* Task to complete *
Copy nothing but the text: reproduce each line of the listing exactly and leave the pictures out.

* Data section *
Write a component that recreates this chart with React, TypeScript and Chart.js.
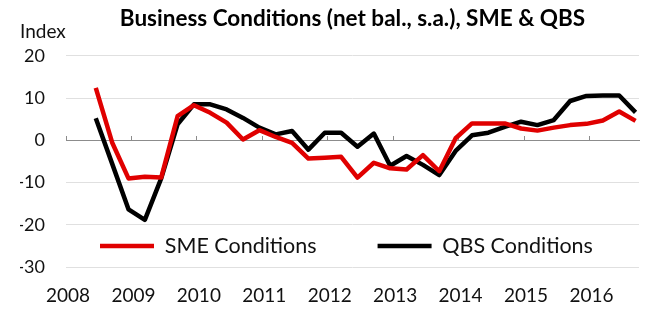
import React, { useEffect, useRef } from 'react';
import { Chart, registerables } from 'chart.js';

Chart.register(...registerables);

const TITLE = 'Business Conditions (net bal., s.a.), SME & QBS';
const Y_TITLE = 'Index';
const YEARS = ['2008', '2009', '2010', '2011', '2012', '2013', '2014', '2015', '2016'];
const Y_TICKS = [-30, -20, -10, 0, 10, 20];
const QUARTERS = [
  '2008 Q2', '2008 Q3', '2008 Q4',
  '2009 Q1', '2009 Q2', '2009 Q3', '2009 Q4',
  '2010 Q1', '2010 Q2', '2010 Q3', '2010 Q4',
  '2011 Q1', '2011 Q2', '2011 Q3', '2011 Q4',
  '2012 Q1', '2012 Q2', '2012 Q3', '2012 Q4',
  '2013 Q1', '2013 Q2', '2013 Q3', '2013 Q4',
  '2014 Q1', '2014 Q2', '2014 Q3', '2014 Q4',
  '2015 Q1', '2015 Q2', '2015 Q3', '2015 Q4',
  '2016 Q1', '2016 Q2', '2016 Q3',
];
const SME_LABEL = 'SME Conditions';
const QBS_LABEL = 'QBS Conditions';
const SME = [
  12.4, -0.5, -9.0, -8.6, -8.8, 5.7, 8.3, 6.5, 4.2, 0.2, 2.4, 0.8,
  -0.6, -4.3, -4.1, -3.9, -8.8, -5.3, -6.6, -6.9, -3.5, -7.3, 0.5, 4.0,
  4.0, 4.0, 2.8, 2.3, 3.0, 3.6, 3.9, 4.7, 6.8, 4.6,
];
const QBS = [
  5.2, -5.5, -16.3, -18.8, -9.0, 3.8, 8.5, 8.5, 7.3, 5.3, 3.0, 1.4,
  2.2, -2.2, 1.8, 1.8, -1.5, 1.6, -6.0, -3.7, -5.8, -8.2, -2.5, 1.2,
  1.8, 3.2, 4.4, 3.6, 4.8, 9.3, 10.5, 10.6, 10.6, 6.6,
];

const FONT = 'Lato, "Open Sans", sans-serif';
const RED = '#e00000';
const BLACK = '#000000';
const GRID = '#e0e0e0';
const ZERO = '#8c8c8c';
const LEGEND_SIZE = 21.5;
const LEGEND_PAD = 61;

export default function App() {
  const ref = useRef<HTMLCanvasElement>(null);

  useEffect(() => {
    if (!ref.current) return;
    const X_MIN = -1.82;
    const X_MAX = 33.21;
    const yearValues = YEARS.map((_, k) => X_MIN + 4 * k);
    const setYearTicks = (scale: any) => {
      scale.ticks = yearValues.map((v) => ({ value: v }));
    };

    const legendInside = {
      id: 'legendInside',
      beforeLayout(chart: any) {
        const lg = chart.legend;
        if (lg && !lg.__inside) {
          lg.__inside = true;
          const origFit = lg.fit.bind(lg);
          lg.fit = function () {
            const mw = lg.maxWidth;
            lg.maxWidth = mw + 400;
            origFit();
            lg.maxWidth = mw;
            lg.__h = lg.height;
            lg.height = 0;
          };
        }
      },
      afterLayout(chart: any) {
        const lg = chart.legend;
        if (!lg) return;
        const ca = chart.chartArea;
        const centerY = ca.bottom - 21.3;
        lg.left = ca.left + 34 - LEGEND_PAD;
        lg.right = chart.width + 400;
        lg.width = lg.right - lg.left;
        lg.top = centerY - LEGEND_PAD - LEGEND_SIZE / 2;
        lg.bottom = chart.height;
        lg.height = lg.bottom - lg.top;
      },
    };

    const chart = new Chart(ref.current, {
      type: 'line',
      data: {
        labels: QUARTERS,
        datasets: [
          {
            label: SME_LABEL,
            data: SME.map((y, i) => ({ x: i, y })),
            borderColor: RED,
            backgroundColor: RED,
            borderWidth: 4.5,
            pointRadius: 0,
            tension: 0,
            borderJoinStyle: 'round',
            xAxisID: 'x',
            yAxisID: 'y',
          },
          {
            label: QBS_LABEL,
            data: QBS.map((y, i) => ({ x: i, y })),
            borderColor: BLACK,
            backgroundColor: BLACK,
            borderWidth: 4.5,
            pointRadius: 0,
            tension: 0,
            borderJoinStyle: 'round',
            xAxisID: 'x',
            yAxisID: 'y',
          },
        ],
      },
      options: {
        responsive: false,
        animation: false,
        layout: { padding: { left: 20, right: 11, top: 0, bottom: 15.7 } },
        scales: {
          x: {
            type: 'linear',
            position: { y: 0 } as any,
            min: X_MIN,
            max: X_MAX,
            afterBuildTicks: setYearTicks,
            ticks: { display: false },
            grid: {
              drawOnChartArea: false,
              drawTicks: true,
              tickLength: -5,
              color: ZERO,
              tickColor: ZERO,
            },
            border: { display: true, color: ZERO, width: 1 },
          },
          x2: {
            type: 'linear',
            position: 'bottom',
            min: X_MIN,
            max: X_MAX,
            afterBuildTicks: setYearTicks,
            afterFit: (scale: any) => {
              scale.height = 40;
            },
            ticks: {
              autoSkip: false,
              maxRotation: 0,
              minRotation: 0,
              padding: 17.3,
              labelOffset: 2,
              color: '#111',
              font: { family: FONT, size: 19 },
              callback: (_v: any, i: number) => YEARS[i],
            },
            grid: { display: false, drawTicks: false },
            border: { display: false },
          },
          y: {
            type: 'linear',
            position: 'left',
            min: -30,
            max: 20,
            afterBuildTicks: (scale: any) => {
              scale.ticks = Y_TICKS.map((v) => ({ value: v }));
            },
            afterFit: (scale: any) => {
              scale.width = 46;
            },
            ticks: {
              padding: 21,
              color: '#111',
              font: { family: FONT, size: 18 },
            },
            grid: { color: GRID, drawTicks: false, lineWidth: 1 },
            border: { display: false },
          },
        },
        plugins: {
          title: {
            display: true,
            text: TITLE,
            color: '#000',
            align: 'center',
            fullSize: false,
            font: { family: FONT, size: 22.5, weight: 'bold', lineHeight: '12px' },
            padding: { top: 12.5, bottom: 0 },
          },
          subtitle: {
            display: true,
            text: Y_TITLE,
            color: '#111',
            align: 'start',
            fullSize: true,
            font: { family: FONT, size: 19, lineHeight: '12px' },
            padding: { top: 1, bottom: 18.2 },
          },
          legend: {
            display: true,
            position: 'bottom',
            align: 'start',
            labels: {
              usePointStyle: true,
              pointStyle: 'line',
              pointStyleWidth: 54,
              padding: LEGEND_PAD,
              color: '#111',
              font: { family: FONT, size: LEGEND_SIZE },
            },
          },
          tooltip: { enabled: false },
        },
      },
      plugins: [legendInside],
    } as any);

    return () => chart.destroy();
  }, []);

  return (
    <div style={{ position: 'absolute', left: 0, top: 0, width: 650, height: 323, background: '#fff' }}>
      <canvas ref={ref} width={650} height={323} style={{ width: 650, height: 323, display: 'block' }} />
    </div>
  );
}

* Output for this task *
Write a component that recreates this chart with React, TypeScript and Chart.js.
import React, { useEffect, useRef } from 'react';
import { Chart, registerables } from 'chart.js';

Chart.register(...registerables);

const TITLE = 'Business Conditions (net bal., s.a.), SME & QBS';
const Y_TITLE = 'Index';
const YEARS = ['2008', '2009', '2010', '2011', '2012', '2013', '2014', '2015', '2016'];
const Y_TICKS = [-30, -20, -10, 0, 10, 20];
const QUARTERS = [
  '2008 Q2', '2008 Q3', '2008 Q4',
  '2009 Q1', '2009 Q2', '2009 Q3', '2009 Q4',
  '2010 Q1', '2010 Q2', '2010 Q3', '2010 Q4',
  '2011 Q1', '2011 Q2', '2011 Q3', '2011 Q4',
  '2012 Q1', '2012 Q2', '2012 Q3', '2012 Q4',
  '2013 Q1', '2013 Q2', '2013 Q3', '2013 Q4',
  '2014 Q1', '2014 Q2', '2014 Q3', '2014 Q4',
  '2015 Q1', '2015 Q2', '2015 Q3', '2015 Q4',
  '2016 Q1', '2016 Q2', '2016 Q3',
];
const SME_LABEL = 'SME Conditions';
const QBS_LABEL = 'QBS Conditions';
const SME = [
  12.4, -0.5, -9.0, -8.6, -8.8, 5.7, 8.3, 6.5, 4.2, 0.2, 2.4, 0.8,
  -0.6, -4.3, -4.1, -3.9, -8.8, -5.3, -6.6, -6.9, -3.5, -7.3, 0.5, 4.0,
  4.0, 4.0, 2.8, 2.3, 3.0, 3.6, 3.9, 4.7, 6.8, 4.6,
];
const QBS = [
  5.2, -5.5, -16.3, -18.8, -9.0, 3.8, 8.5, 8.5, 7.3, 5.3, 3.0, 1.4,
  2.2, -2.2, 1.8, 1.8, -1.5, 1.6, -6.0, -3.7, -5.8, -8.2, -2.5, 1.2,
  1.8, 3.2, 4.4, 3.6, 4.8, 9.3, 10.5, 10.6, 10.6, 6.6,
];

const FONT = 'Lato, "Open Sans", sans-serif';
const RED = '#e00000';
const BLACK = '#000000';
const GRID = '#e0e0e0';
const ZERO = '#8c8c8c';
const LEGEND_SIZE = 21.5;
const LEGEND_PAD = 61;

export default function App() {
  const ref = useRef<HTMLCanvasElement>(null);

  useEffect(() => {
    if (!ref.current) return;
    const X_MIN = -1.82;
    const X_MAX = 33.21;
    const yearValues = YEARS.map((_, k) => X_MIN + 4 * k);
    const setYearTicks = (scale: any) => {
      scale.ticks = yearValues.map((v) => ({ value: v }));
    };

    const legendInside = {
      id: 'legendInside',
      beforeLayout(chart: any) {
        const lg = chart.legend;
        if (lg && !lg.__inside) {
          lg.__inside = true;
          const origFit = lg.fit.bind(lg);
          lg.fit = function () {
            const mw = lg.maxWidth;
            lg.maxWidth = mw + 400;
            origFit();
            lg.maxWidth = mw;
            lg.__h = lg.height;
            lg.height = 0;
          };
        }
      },
      afterLayout(chart: any) {
        const lg = chart.legend;
        if (!lg) return;
        const ca = chart.chartArea;
        const centerY = ca.bottom - 21.3;
        lg.left = ca.left + 34 - LEGEND_PAD;
        lg.right = chart.width + 400;
        lg.width = lg.right - lg.left;
        lg.top = centerY - LEGEND_PAD - LEGEND_SIZE / 2;
        lg.bottom = chart.height;
        lg.height = lg.bottom - lg.top;
      },
    };

    const chart = new Chart(ref.current, {
      type: 'line',
      data: {
        labels: QUARTERS,
        datasets: [
          {
            label: SME_LABEL,
            data: SME.map((y, i) => ({ x: i, y })),
            borderColor: RED,
            backgroundColor: RED,
            borderWidth: 4.5,
            pointRadius: 0,
            tension: 0,
            borderJoinStyle: 'round',
            xAxisID: 'x',
            yAxisID: 'y',
          },
          {
            label: QBS_LABEL,
            data: QBS.map((y, i) => ({ x: i, y })),
            borderColor: BLACK,
            backgroundColor: BLACK,
            borderWidth: 4.5,
            pointRadius: 0,
            tension: 0,
            borderJoinStyle: 'round',
            xAxisID: 'x',
            yAxisID: 'y',
          },
        ],
      },
      options: {
        responsive: false,
        animation: false,
        layout: { padding: { left: 20, right: 11, top: 0, bottom: 15.7 } },
        scales: {
          x: {
            type: 'linear',
            position: { y: 0 } as any,
            min: X_MIN,
            max: X_MAX,
            afterBuildTicks: setYearTicks,
            ticks: { display: false },
            grid: {
              drawOnChartArea: false,
              drawTicks: true,
              tickLength: -5,
              color: ZERO,
              tickColor: ZERO,
            },
            border: { display: true, color: ZERO, width: 1 },
          },
          x2: {
            type: 'linear',
            position: 'bottom',
            min: X_MIN,
            max: X_MAX,
            afterBuildTicks: setYearTicks,
            afterFit: (scale: any) => {
              scale.height = 40;
            },
            ticks: {
              autoSkip: false,
              maxRotation: 0,
              minRotation: 0,
              padding: 17.3,
              labelOffset: 2,
              color: '#111',
              font: { family: FONT, size: 19 },
              callback: (_v: any, i: number) => YEARS[i],
            },
            grid: { display: false, drawTicks: false },
            border: { display: false },
          },
          y: {
            type: 'linear',
            position: 'left',
            min: -30,
            max: 20,
            afterBuildTicks: (scale: any) => {
              scale.ticks = Y_TICKS.map((v) => ({ value: v }));
            },
            afterFit: (scale: any) => {
              scale.width = 46;
            },
            ticks: {
              padding: 21,
              color: '#111',
              font: { family: FONT, size: 18 },
            },
            grid: { color: GRID, drawTicks: false, lineWidth: 1 },
            border: { display: false },
          },
        },
        plugins: {
          title: {
            display: true,
            text: TITLE,
            color: '#000',
            align: 'center',
            fullSize: false,
            font: { family: FONT, size: 22.5, weight: 'bold', lineHeight: '12px' },
            padding: { top: 12.5, bottom: 0 },
          },
          subtitle: {
            display: true,
            text: Y_TITLE,
            color: '#111',
            align: 'start',
            fullSize: true,
            font: { family: FONT, size: 19, lineHeight: '12px' },
            padding: { top: 1, bottom: 18.2 },
          },
          legend: {
            display: true,
            position: 'bottom',
            align: 'start',
            labels: {
              usePointStyle: true,
              pointStyle: 'line',
              pointStyleWidth: 54,
              padding: LEGEND_PAD,
              color: '#111',
              font: { family: FONT, size: LEGEND_SIZE },
            },
          },
          tooltip: { enabled: false },
        },
      },
      plugins: [legendInside],
    } as any);

    return () => chart.destroy();
  }, []);

  return (
    <div style={{ position: 'absolute', left: 0, top: 0, width: 650, height: 323, background: '#fff' }}>
      <canvas ref={ref} width={650} height={323} style={{ width: 650, height: 323, display: 'block' }} />
    </div>
  );
}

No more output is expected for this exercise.